Curling – and the True Role of a Manager

Posted on July 17, 2014 · Posted in Analysis and Opinion

Some people are managers, and some are individual contributors; two very different species. Both are vital to the success of a company, which means both can make or break that success.

Curling

Most individual contributors – engineers and technologists, for instance – are happy to do their thing and leave the bigger picture to their managers; at least, until they progress – as some of them do – to become technical leaders, when their input to management strategy becomes invaluable. But the individuals can’t do their thing unless the managers do theirs, and at times it seems that a manager is unaware of what their role really is.

To my mind, the most important part of a manager’s role is to remove the hurdles that prevent their subordinates from doing their job!

If you think that’s too obvious to merit mention, you’re living on a planet I have yet to visit. In many companies the engineers are struggling to do a great job – what they want and love to do – in the face of major hurdles placed in their path. Not only does management often fail to remove the hurdles – it is sometimes the one who placed them there in the first place.

Of course, the managers don’t normally do this with any malice; they mean to run the business in a structured manner. It’s just that what seems structure to them may be destructive to their people’s ability to innovate, or solve problems, or express the agility that is necessary to run the business optimally. This may come from micromanagement, some manager’s desire to know every minor detail and be a part of every decision; it may come from lack of trust in the subordinate’s intelligence; it may come from stifling budget control processes… there are many causes, but the result is always the same: the engineers, or other individual contributors, are disempowered in their job, and soon become dispirited and either leave or retreat into an attitude of Rosh Katan.

The best way I know to explain the role of a manager comes from the sport of Curling. Not that I’ve ever seen this sport outside of a TV screen; after all, it’s played on ice, a commodity not abundant in my hot country. Anyway, the players have to slide kettle-like granite stones across the ice so they come to a stop as close as possible to a target marked on the ice. And what got my attention is this: as the stone slides along, there are two team members equipped with brooms, which they use to sweep the ice ahead of the stone. This reduces friction, and when it is done expertly, a stone will travel both farther and straighter.

And that, my friends, is exactly the role of a good manager: to sweep away all obstacles in front of their employees, so they can get farther and on a straighter path. Managers, after all, don’t produce anything themselves; they’re measured on the output of their subordinates. What better way to increase this output than to empower the subordinates by eliminating all the hurdles they encounter, especially those that are outside the subordinate’s specialization? If you manage engineers, let them handle the engineering problems – there are more than enough to keep them busy – and focus on dealing with the budget paperwork, and the required supplies, and resolving conflicts with other business units, and the bureaucracy.

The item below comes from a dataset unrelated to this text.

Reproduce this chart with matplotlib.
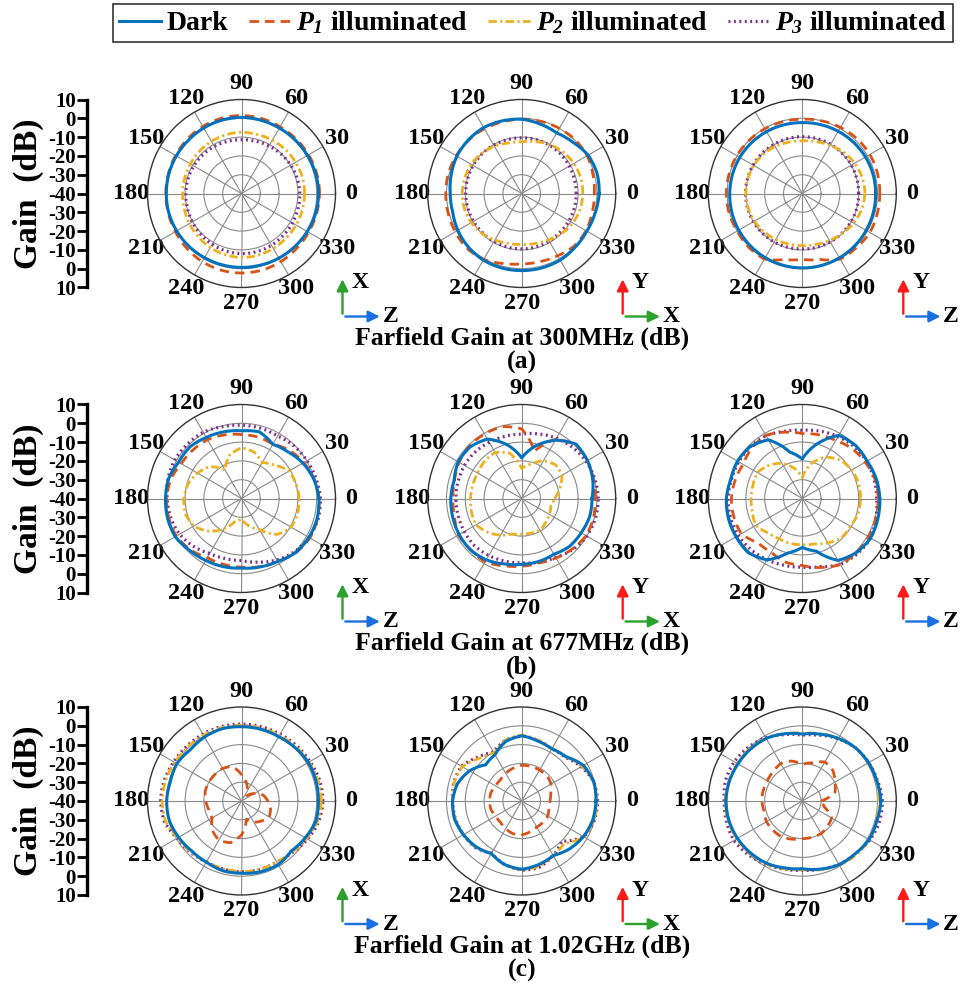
import numpy as np
import matplotlib
matplotlib.use("Agg")
import matplotlib.pyplot as plt
from matplotlib.lines import Line2D
from matplotlib.patches import FancyArrowPatch

plt.rcParams['font.family'] = ['Liberation Serif', 'DejaVu Serif']
plt.rcParams['font.weight'] = 'bold'
plt.rcParams['mathtext.fontset'] = 'custom'
plt.rcParams['mathtext.it'] = 'Liberation Serif:italic:bold'
plt.rcParams['mathtext.rm'] = 'Liberation Serif:italic:bold'
plt.rcParams['mathtext.bf'] = 'Liberation Serif:italic:bold'

# ---------------- data (gain in dB, angles 0..345 step 15) ----------------
angles_deg = list(range(0, 360, 15))

series_names = ['Dark', r'$P_1$ illuminated', r'$P_2$ illuminated', r'$P_3$ illuminated']
captions = ['Farfield Gain at 300MHz (dB)', 'Farfield Gain at 677MHz (dB)', 'Farfield Gain at 1.02GHz (dB)']
panel_tags = ['(a)', '(b)', '(c)']
theta_labels = ['0', '30', '60', '90', '120', '150', '180', '210', '240', '270', '300', '330']
gain_ticks = ['10', '0', '-10', '-20', '-30', '-40', '-30', '-20', '-10', '0', '10']
axis_up = ['X', 'Y', 'Y']
axis_right = ['Z', 'X', 'Z']

# 300 MHz
dark_300_1 = [1, 0.8, 0.5, 0.3, 0.2, 0.3, 0.5, 0.4, 0.2, 0, 0, 0, 0, 0, -0.2, -0.4, -0.6, -0.7, -0.7, -0.6, -0.3, 0, 0.4, 0.8]
p1_300_1 = [1.5, 1.4, 1.2, 1, 1, 1.3, 1.5, 1.4, 1.2, 0.8, 0.5, 0.3, 0.2, 0.3, 0.6, 1.2, 1.8, 2.2, 2.3, 2.2, 1.8, 1.4, 1.2, 1.3]
p2_300_1 = [-6.5, -6.5, -6.8, -7, -7.3, -7.5, -7.5, -7.7, -8, -8.3, -8.6, -8.7, -8.7, -8.5, -8, -7.5, -6.8, -6.3, -6, -6, -6.2, -6.5, -6.5, -6.5]
p3_300_1 = [-9, -9.3, -9.8, -10.3, -10.8, -11.2, -11.4, -11.3, -11.1, -10.9, -10.7, -10.5, -10.4, -10.2, -9.8, -9.3, -8.8, -8.3, -8, -8, -8.2, -8.5, -8.7, -8.9]

dark_300_2 = [1.2, 1.5, 0.8, -1.5, -2.8, -1.8, -0.5, 0, 0.5, 0.2, -0.2, -1.2, -2, -2, -0.8, 0.2, 0.9, 1, 1, 1, 0.9, 0.3, 0, 0.4]
p1_300_2 = [-1.4, -0.8, 0.2, 0.3, 0, -0.3, -0.5, -0.6, -0.3, 0, 0.2, 0.4, 0.4, 0.5, 0.8, 1.2, 0.5, -1.5, -2.6, -2.5, -1.8, -0.5, -0.5, -1.2]
p2_300_2 = [-7.5, -7.5, -8, -8.8, -10, -11.5, -12.5, -12.2, -11, -9.8, -9, -8.6, -8.4, -8.5, -9, -10, -11.5, -12.5, -13, -12.5, -11.5, -10, -8.6, -7.8]
p3_300_2 = [-11, -11, -10.8, -10.5, -10.4, -10.3, -10.4, -10.4, -10.3, -10.2, -10.2, -10.2, -10.2, -10.3, -10.4, -10.5, -10.5, -10.5, -10.5, -10.6, -10.8, -11, -11, -11]

dark_300_3 = [-1, -1, -1.2, -1.5, -1.8, -2.1, -2.3, -2.2, -2, -1.8, -1.6, -1.5, -1.4, -1.2, -1, -0.8, -0.6, -0.5, -0.4, -0.4, -0.5, -0.6, -0.8, -0.9]
p1_300_3 = [1.2, 1.4, 1.5, 1.2, 0.6, 0, -0.5, -0.4, -0.2, 0, 0.2, 0.3, 0.4, 0.3, 0, 0.4, 0.3, -3.7, -5, -3.7, 0.3, 0.7, 1.5, 1.3]
p2_300_3 = [-6.7, -7, -7.8, -9, -10.5, -11.5, -12, -11.8, -11.2, -10.6, -10.2, -10, -10, -10.2, -10.6, -11.2, -11.8, -12.2, -12.3, -12, -11.2, -10, -8.5, -7.3]
p3_300_3 = [-10, -10, -9.9, -9.9, -9.8, -9.8, -9.8, -9.8, -9.8, -9.8, -9.8, -9.8, -9.8, -9.9, -10, -10.1, -10.2, -10.4, -10.5, -10.4, -10.3, -10.2, -10.1, -10]

# 677 MHz
dark_677_1 = [1.2, -0.2, -2.3, -5, -6.7, -3.3, -4, -3.3, -2.5, -1.2, -1.4, 0.2, 0.4, 0.7, 0.7, -1, -2, -2.5, -3, -2.3, -1.4, 0.7, 1.4, 1.6]
p1_677_1 = [1.2, 0, -1.8, -3.8, -6.7, -6.2, -6, -5, -3.9, -3.5, -3, -1, -0.2, 0, 0, -1.5, -3.7, -3.7, -3.5, -2.5, -1.4, 0.8, 2, 1.8]
p2_677_1 = [-9.3, -10, -10.7, -15, -18, -14.4, -13, -16, -22.5, -16, -13, -10.5, -9.3, -9, -10.7, -15.4, -21.4, -27.7, -29, -25, -21, -13, -9.5, -9.1]
p3_677_1 = [2, 1, 0.2, -0.5, -1.6, -1.3, -1, -0.5, 0.7, 0.8, 1, 0.5, -0.5, -1, -2, -4, -6.2, -7, -7, -5, -2.3, 0, 1.5, 2.2]

dark_677_2 = [-2.6, -0.9, 0.4, 0.9, -4.2, -11, -18.4, -10.5, -3.5, -1.2, -1, -2.8, -2.3, -2, -1.6, -1.4, -2.3, -4, -5, -5.3, -5.8, -4, -3.5, -2.6]
p1_677_2 = [-1, -0.5, 0.3, 0.5, -3.5, -14, -3, -0.4, -0.4, -0.5, -1.5, -3, -3.5, -3, -1.2, -1.6, -1, -3, -4, -4.5, -3.5, -2, -0.5, -0.5]
p2_677_2 = [-22.5, -19, -15.3, -14.6, -16.8, -21, -24, -15, -11.8, -12, -13, -13, -12.8, -12.3, -12, -14.6, -17.5, -20.5, -21, -21, -20.5, -22, -23, -24]
p3_677_2 = [0.7, 0.3, -0.5, -1.6, -3, -4.5, -5.8, -5.8, -5.5, -5, -4.8, -5, -5, -5, -4.8, -4.5, -5, -5.5, -5.8, -5, -3.8, -1.6, 0, 0.6]

dark_677_3 = [1.2, 0.7, -0.2, 0, -1.2, -10, -19, -14.5, -4, -0.9, -0.2, -0.7, 0.4, 0.7, 0.7, 0.7, -2.3, -10, -14, -11, -2, 0.7, 2, 1.6]
p1_677_3 = [0.4, 0, -1.4, -2.5, -4.4, -5, -5.5, -3.5, -1.2, -2, -3.7, -3, -2.3, -2.3, -2.5, -6.7, -7, -5, -4.4, -2, 0.5, 0.7, 0.7, 0.5]
p2_677_3 = [-9, -9, -9.6, -11.2, -14.6, -20.5, -29, -23.3, -18.4, -15, -12.4, -12.8, -12.8, -12.5, -11.4, -14.2, -15.3, -15.3, -15.4, -15, -12.8, -10.5, -10.4, -9.3]
p3_677_3 = [-0.5, -0.5, -0.5, -1, -2, -3, -3.7, -3, -1.5, -1, -1, -1, -0.5, -0.5, -0.7, -1.5, -2.5, -3.2, -3.5, -2.5, 0.5, 1.5, 2, 0.5]

# 1.02 GHz
dark_102_1 = [0.9, 1, 1, 0.2, -0.5, -0.5, -0.5, -0.2, -0.7, -1.5, -0.3, -0.8, -0.2, -0.2, -1.4, -2.5, -2.5, -1.6, -1.6, -1, -0.9, -2.5, -0.9, 1]
p1_102_1 = [-26, -28, -32, -36, -34, -30, -26, -21, -20, -20, -20, -20, -21, -22, -22, -18, -16, -17, -22, -30, -27, -25, -23, -24]
p2_102_1 = [2.5, 2.2, 1.4, 0.8, 0.3, 0.2, 0.3, 0.4, 0.4, 0.5, 1, 1.8, 2.2, 1.8, -0.8, -1.8, -2.8, -2.7, -2.5, -2.4, -2.7, -1.8, 0, 1.8]
p3_102_1 = [3.3, 3, 2, 1.5, 1, 0.9, 0.9, 1, 1, 1.2, 1.6, 2.5, 3, 2.5, -0.5, -1.5, -2.6, -2.5, -2.3, -2.2, -2.6, -1.5, 0.5, 2.5]

dark_102_2 = [-0.5, -0.3, -2.1, -6.7, -8, -7, -5.3, -7.2, -11.6, -12.8, -7.9, -4.6, -3.2, -3, -4.2, -5.6, -7.7, -5, -3.7, -5, -6.5, -4, -2.1, -0.9]
p1_102_2 = [-25, -24, -22, -21, -21, -21, -21, -22, -23, -24, -24, -23, -23, -23, -24, -24, -23, -22, -22, -23, -24, -24, -24, -25]
p2_102_2 = [0, -0.5, -3, -6.8, -7.8, -6.5, -5, -6.5, -10.5, -8, -3.5, -2.8, -3.2, -3.4, -4.2, -5.2, -7.8, -4.8, -3.4, -4, -6.5, -8, -1.8, -0.3]
p3_102_2 = [0.4, -0.3, -3.5, -7.2, -8, -6.5, -5.3, -6.5, -10, -7, -3, -2.5, -3.2, -3.5, -4.2, -5, -8, -5, -3.2, -3.5, -6.5, -9.8, -1.8, 0]

dark_102_3 = [1.8, 1, 0.7, 0, -1.6, -3.2, -4.4, -3, -1.6, -1, -0.5, 0.2, 0.7, 0.4, -0.2, -1, -1.8, -3.2, -4, -2.5, -0.9, -0.3, 1, 1]
p1_102_3 = [-30, -22, -20, -17, -16, -19, -20.5, -18, -17, -18, -18.5, -18.5, -18.5, -19, -18, -18, -18, -19, -20, -20, -20, -21, -22, -28]
p2_102_3 = [0.5, 1.2, 0.8, 0, -1.5, -3, -4, -3, -1.4, -0.6, 0, 0.5, 1, 0.8, 0.3, -0.6, -1.4, -2.6, -3.5, -2.3, -0.6, 0.5, 1.2, 0.8]
p3_102_3 = [2.6, 1.5, 0.8, 0, -1.8, -3.8, -5, -3.5, -1.2, 0.5, 1.8, 2.3, 1.5, 1.8, 2, 0.5, -1.2, -2.5, -3.2, -2.4, -1, -0.2, 1.5, 2.5]

panels = [
    [(dark_300_1, p1_300_1, p2_300_1, p3_300_1),
     (dark_300_2, p1_300_2, p2_300_2, p3_300_2),
     (dark_300_3, p1_300_3, p2_300_3, p3_300_3)],
    [(dark_677_1, p1_677_1, p2_677_1, p3_677_1),
     (dark_677_2, p1_677_2, p2_677_2, p3_677_2),
     (dark_677_3, p1_677_3, p2_677_3, p3_677_3)],
    [(dark_102_1, p1_102_1, p2_102_1, p3_102_1),
     (dark_102_2, p1_102_2, p2_102_2, p3_102_2),
     (dark_102_3, p1_102_3, p2_102_3, p3_102_3)],
]

# ---------------- styles ----------------
colors = ['#0072BD', '#D95319', '#EDB120', '#7E2F8E']
styles = [dict(ls='-', lw=2.2),
          dict(ls=(0, (3.4, 2.2)), lw=2.0),
          dict(ls=(0, (3.0, 1.2, 0.8, 1.2)), lw=2.0),
          dict(ls=(0, (0.6, 1.1)), lw=2.3)]
arrow_up_col = ['#2ca02c', '#ff1a1a', '#ff1a1a']
arrow_right_col = ['#1a6fe0', '#2ca02c', '#1a6fe0']

W, H = 964, 984
R = 94
col_x = [241.5, 521.7, 802.3]
row_y = [193.5, 498.5, 801.0]

fig = plt.figure(figsize=(W / 100, H / 100), dpi=100)


def fx(px):
    return px / W


def fy(py):
    return 1 - py / H


theta = np.deg2rad(np.array(angles_deg + [360]))

for i in range(3):
    cy = row_y[i]
    for j in range(3):
        cx = col_x[j]
        ax = fig.add_axes([fx(cx - R), fy(cy + R), 2 * R / W, 2 * R / H], projection='polar')
        for k, vals in enumerate(panels[i][j]):
            r = np.array(list(vals) + [vals[0]])
            ln, = ax.plot(theta, r, color=colors[k], **styles[k], zorder=3 + (3 - k) * 0.1)
            ln.get_path()._interpolation_steps = 16
        ax.set_ylim(-40, 10)
        ax.set_rticks([-30, -20, -10, 0])
        ax.set_yticklabels([])
        ax.set_thetagrids(range(0, 360, 30), theta_labels, fontsize=17.5, fontweight='bold')
        ax.tick_params(axis='x', pad=1)
        ax.grid(True, color='#8a8a8a', lw=0.8)
        ax.spines['polar'].set_color('#333333')
        ax.spines['polar'].set_linewidth(1.0)

        # coordinate icon
        ox, oy = cx + 101, cy + 123
        fig.add_artist(FancyArrowPatch((fx(ox), fy(oy)), (fx(ox), fy(oy - 40)),
                                       transform=fig.transFigure, arrowstyle='-|>',
                                       mutation_scale=17, color=arrow_up_col[j], lw=1.7))
        fig.add_artist(FancyArrowPatch((fx(ox), fy(oy)), (fx(ox + 40), fy(oy)),
                                       transform=fig.transFigure, arrowstyle='-|>',
                                       mutation_scale=17, color=arrow_right_col[j], lw=1.7))
        fig.text(fx(ox + 9), fy(oy - 34), axis_up[j], fontsize=17, fontweight='bold',
                 ha='left', va='center')
        fig.text(fx(ox + 40), fy(oy), axis_right[j], fontsize=17, fontweight='bold',
                 ha='left', va='center')

    # left gain scale
    gax = fig.add_axes([fx(87), fy(cy + R), 0.001, 2 * R / H])
    gax.set_ylim(-5, 5)
    gax.set_xlim(0, 1)
    for s in ['top', 'right', 'bottom']:
        gax.spines[s].set_visible(False)
    gax.spines['left'].set_linewidth(2.4)
    gax.patch.set_visible(False)
    gax.set_xticks([])
    gax.set_yticks(np.arange(5, -6, -1))
    gax.set_yticklabels(gain_ticks, fontsize=15, fontweight='bold')
    gax.tick_params(axis='y', direction='out', length=7, width=2, pad=1)
    gax.set_ylabel('Gain  (dB)', fontsize=24, fontweight='bold', labelpad=3)

    fig.text(fx(col_x[1]), fy(cy + 145), captions[i], fontsize=18.5, fontweight='bold',
             ha='center', va='center')
    fig.text(fx(col_x[1]), fy(cy + 169), panel_tags[i], fontsize=18.5, fontweight='bold',
             ha='center', va='center')

handles = [Line2D([], [], color=colors[k], **styles[k]) for k in range(4)]
leg = fig.legend(handles, series_names, loc='upper center', bbox_to_anchor=(fx(533), fy(4)),
                 ncol=4, frameon=True, fancybox=False, edgecolor='black',
                 prop={'family': 'Liberation Serif', 'weight': 'bold', 'size': 20},
                 handlelength=1.5, handletextpad=0.2, columnspacing=0.75, borderpad=0.2,
                 borderaxespad=0)
leg.get_frame().set_linewidth(1.2)

fig.savefig('out.png', dpi=100)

One gentleman who got this right was Winston Churchill: when Alan Turing wrote him that the code breaking effort at Bletchley Park was hamstrung by lack of resources, Churchill wrote on the letter “Make sure they have all they want on extreme priority and report to me that this had been done”. He added his famous red “Action this day” sticker and handed this to his staff. Churchill couldn’t break a code, but he knew how to sweep away the logistical nightmare that was threatening the scientists’ ability to execute this critical task.